Autism Spectrum Disorder - A Great Joy And Privilege To Work With Autistic Children - Intensity Passion Innocence - Nourishes My Heart

i.e.,

On Disruptions To The Dharma -- Or How To Be Saved By A Child With Autism

Describes some of my experiences with a child with autism spectrum disorder (pdf). Argues that it is a great joy and privilege to work with autistic children. Describes such children's intensity, passion, and innocence. Describes how my daily contact with these children nourishes my heart.

Work - Octobe 17, 2003

2003.10.17. Friday, 5:37 a.m. Work.

At school my heart is refreshed dozens of times a day. The children erupt constantly with a vitality and love that is awesome to behold. It is an inspiration and a privilege to be around them. I consider myself very fortunate to have found a career that engages my heart with such force and openness.

But the adults and the paperwork, however, can bury a teacher -- and they frequently do.

So it is that I resort to the children for inspiration. It is their unqualified passion for life that motivates and nourishes me. It is their innocence and vitality that form the foundation of my love for this wonderful career of mine.

The fact that I rarely comment on this foundation of joy is unfortunate. I tend to write about what ails me, especially since becoming electrically sensitive.

It is those (endless) disruptions to the dharma -- to how things ought to be -- that summon my mind's attention.

I will try to remedy that. I will endeavor, at least once in a while, to record a few of these "small miracles," if only to provide some balance to my apparent tendency to focus upon the negative.

My assumption is that miracles happen daily. It is my assumption that joy and optimism form the foundation of my life.

While my heart and body are in communion with this wider truth, my mind -- at least on a superficial level -- is consumed by the details and shortcomings of my life, absorbing itself in a near constant stream of analyses and criticisms.

But here's something positive for a change:

I have a student, let's call him "T." He's a remarkable four-year old boy who is diagnosed with autism spectrum disorder. He uses a lot of nonsense language -- words that he has made up. He babbles to himself a lot.
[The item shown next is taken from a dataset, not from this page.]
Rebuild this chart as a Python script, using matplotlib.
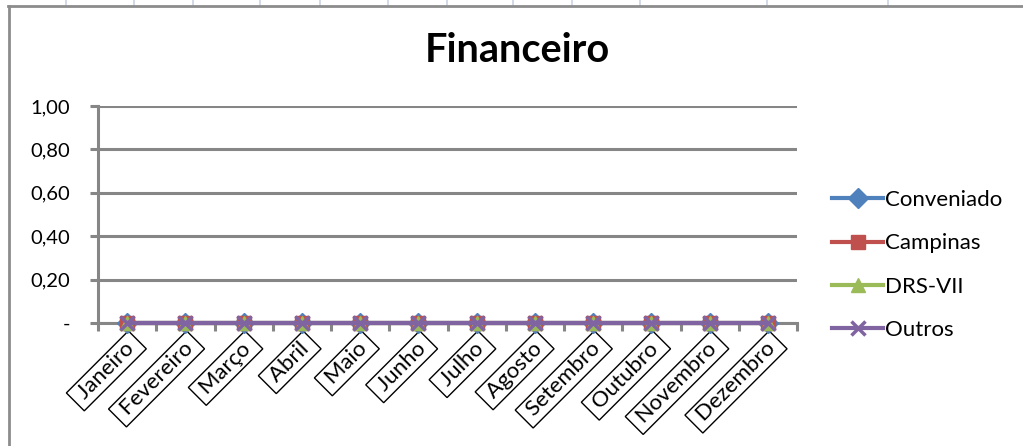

T displays some behaviors that are common to children with autism: avoidance of eye contact; multiple articulation errors; nonsense speech; echolalia (repeating what is said to him); the need to keep objects in a specific order; obsessive preferences for certain foods and activities; and a general unwillingness or inability to interact with others. Autistic children like T frequently appear to live as if in their own world.

Since entering my class, T's mother has reported that he is talking a lot more -- singing, actually. As well, he's engaging much more with his siblings.

During lunch T sits next to me and is always rubbing my leg or tapping me on my back or shoulder. He likes to take lettuce out of my salad bowl and feed it to me directly. I usually make a loud animal noise as I snap the lettuce from his hands with my mouth, much to his delight. He also likes to tap me as he begins a finger play, with the intention that I finish the song for him. I'll usually elect to sing a song or two, and then ask everyone to get back to eating.

I have frequent, intense interactions with T at circle time. When we sing songs as a group, T will often lock eye contact with me for the better part of five minutes straight. Usually, I am the one who chooses to break free of the eye contact, not because the eye contact bothers me (far from it), but because of the jealousy that other students feel when I give so much attention to a single student.

You have to have worked with autistic children to know what I am talking about here. Often you look into their eyes and you feel/sense a consciousness that is caged there --- an intense life force that is severely restricted in its ability to communicate to others. When T's and my eyes meet, I feel as though the intensity of our connection is pulling him out of his shell. It is as though his limitations begin to crumble as his attention gets increasingly concentrated, looking at each other eye to eye, swaying to the rhythm of our songs.

Maybe I was just more sensitive than usual, but yesterday was extraordinary. T got out of his chair and stood between my legs, his hands holding my knees, for about five minutes as I took the group through a variety of songs. I felt, more strongly than usual, the intense energy of his eyes enter me, almost burning my retinas as I absorbed it all. Flowing through my eyes, T's energy filled my brain, and then cascaded downward to fill my chest. Throughout this time T's face was smiling, alive and without pretense -- in a state of rapture -- with his eyes in constant contact with mine. It was as if he were searching for some kind of message or validation from me that could awaken him or bring him out of his restricted state. The intensity of T's love and concentration buoyed me for the remainder of the day.

My experiences with T remind me of similar involvements with "R" -- a student I worked with back at [school x] -- who would grasp my shoulders with his outstretched arms, rocking back and forth as he stared deeply into my eyes. R's eyes, like T's, possessed an inspirational vitality -- but in R's case, with the additional hint of madness.

I will say it again: It is an extraordinary privilege and joy to be able to work with such rare, intense, and innocent children. Children like T keep my emotions strong and free, and provide ample protection from the robotic and nihilistic paperwork and meetings that consume a third of the teacher workday.